If I’m truly honest I have never read a critics review of anything. When it comes to books, films, and television shows I would much rather ask friends and family their opinion. Now I have a blog I have other bloggers to ask too. Personally I don’t feel I can relate to critics, I don’t want a critique I want to know how a book made a person feel.


September 26, 2012, 8:08 pm

I have had my own little ‘rant’ about this too, it really is silly.

“Perhaps if the media actually bothered to write about books as much as they used to, and didn’t just display their class and educational status in their reviews, there would be more healthy competition between us rather than a reason for scorn. Because as has been said numerous times, there is a place for both our factions.”

I completely agree! This is all about class, the more educated. I cannot express how the high cannon of literature aggravates me!

I think there is a place for both Stothard’s ideal and the actuality of book blogging. Each has its own merit. It’s when discussions of what is better happen that I feel disdain for critics like Stothard.


September 27, 2012, 1:59 pm

Tanya: Yes, I saw Amanda’s article, she’s completely correct I’d say.
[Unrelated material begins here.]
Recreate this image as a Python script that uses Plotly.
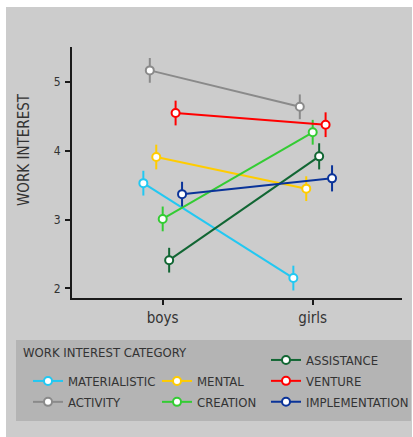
import plotly.graph_objects as go

genders = ["boys", "girls"]
categories = ["MATERIALISTIC", "ACTIVITY", "MENTAL", "CREATION",
              "ASSISTANCE", "VENTURE", "IMPLEMENTATION"]
colors = ["#22c8f2", "#8a8a8a", "#ffcc00", "#33cc33",
          "#116633", "#ff0000", "#0a3399"]
boys = [3.53, 5.17, 3.91, 3.01, 2.41, 4.55, 3.37]
girls = [2.15, 4.64, 3.45, 4.27, 3.92, 4.38, 3.60]
err_boys = [0.18, 0.18, 0.18, 0.18, 0.18, 0.18, 0.18]
err_girls = [0.18, 0.18, 0.18, 0.18, 0.19, 0.18, 0.19]
legend_of = ["legend", "legend", "legend2", "legend2",
             "legend3", "legend3", "legend3"]

FONT = "Liberation Sans Narrow, DejaVu Sans Condensed, Arial Narrow, sans-serif"
TXT = "#333333"
W, H = 413, 437
L, R, T, B = 72, 402, 47, 298
DODGE = 0.043

def px(x):
    return (x - L) / (R - L)

def py(y):
    return (B - y) / (B - T)

fig = go.Figure()
for i, cat in enumerate(categories):
    off = (i - 3) * DODGE
    fig.add_trace(go.Scatter(
        x=[g + off for g in range(len(genders))],
        y=[boys[i], girls[i]],
        error_y=dict(type="data", array=[err_boys[i], err_girls[i]],
                     color=colors[i], thickness=2, width=0),
        mode="lines+markers",
        name=cat,
        legendgroup=cat,
        line=dict(color=colors[i], width=2),
        marker=dict(symbol="circle", size=8, color="white",
                    line=dict(color=colors[i], width=2)),
        legend=legend_of[i],
    ))

legend_common = dict(bgcolor="rgba(0,0,0,0)", borderwidth=0,
                     font=dict(family=FONT, size=13, color=TXT),
                     orientation="v", xanchor="left", yanchor="top",
                     tracegroupgap=1,
                     itemclick=False, itemdoubleclick=False)

fig.update_layout(
    width=W, height=H,
    margin=dict(l=L, r=W - R, t=T, b=H - B, autoexpand=False),
    paper_bgcolor="white",
    plot_bgcolor="rgba(0,0,0,0)",
    font=dict(family=FONT, color=TXT),
    legend=dict(x=px(28), y=py(366), **legend_common),
    legend2=dict(x=px(157), y=py(366), **legend_common),
    legend3=dict(x=px(266), y=py(345), **legend_common),
    xaxis=dict(range=[(L - 162.7) / 150, (R - 162.7) / 150],
               tickvals=list(range(len(genders))), ticktext=genders,
               showgrid=False, zeroline=False, showline=True,
               linecolor="#1a1a1a", linewidth=2,
               ticks="outside", ticklen=5, tickwidth=2, tickcolor="#1a1a1a",
               tickfont=dict(family=FONT, size=15, color=TXT)),
    yaxis=dict(range=[1.86, 5.51], tickvals=[2, 3, 4, 5],
               showgrid=False, zeroline=False, showline=True,
               linecolor="#1a1a1a", linewidth=2,
               ticks="outside", ticklen=5, tickwidth=2, tickcolor="#1a1a1a",
               ticklabelstandoff=2,
               tickfont=dict(family=FONT, size=12, color=TXT)),
    shapes=[
        dict(type="rect", xref="paper", yref="paper", layer="below",
             x0=px(6), x1=px(412), y0=py(437), y1=py(7),
             fillcolor="#cccccc", line=dict(width=0)),
        dict(type="rect", xref="paper", yref="paper", layer="below",
             x0=px(16), x1=px(411), y0=py(421), y1=py(340),
             fillcolor="#b4b4b4", line=dict(width=0)),
    ],
    annotations=[
        dict(text="WORK INTEREST", textangle=-90, xref="paper", yref="paper",
             x=px(24), y=py(150), showarrow=False,
             xanchor="center", yanchor="middle",
             font=dict(family=FONT, size=15, color=TXT)),
        dict(text="WORK INTEREST CATEGORY", xref="paper", yref="paper",
             x=px(21), y=py(352), showarrow=False,
             xanchor="left", yanchor="middle",
             font=dict(family=FONT, size=13, color=TXT)),
    ],
)

fig.write_html("out.html",
               config={"displayModeBar": False},
               post_script="document.body.style.margin='0';document.body.style.padding='0';")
Damien Waters has posted to The Guardian too, and the comments are similar there.

Tze-Wen: A different era, exactly. I’m struggling to see how 20 novels works, if that makes up the Booker list then where does the reading that provides context come in? – non-fiction can only do so much.

Audra: Social media yes – in a way that phrase is an issue, for example do we consider blogs social media? Unfortunately the small-mindedness is rife.

Liviania: Case in point, your blog, which I suppose could be called a stereotype breaker, as far as this debate is concerned at least (in reality we know better). I think if he had done research and shown us he had (and one would have displayed the other by default) it would be easier to understand his opinion.

Jessica: Critic pages can be interesting but yes, it’s generally good to get another opinion. Maybe an exception can be made there for non-fiction if what you’re looking for is a comment on bias. Your feelings sum up why we need both, critique for those who want it, and opinion for the experience.

Alice: Added to my list. Yes, the use of the word “class” is difficult to apply here, because I think everyone who is commenting realises that class isn’t quite as straight forward as the interview suggests, but it is correct nonetheless. Both are better for different reasons, and both have their place. I liked what Simon said (interviewed in The Guardian): bloggers don’t moan about critics, we appreciate them.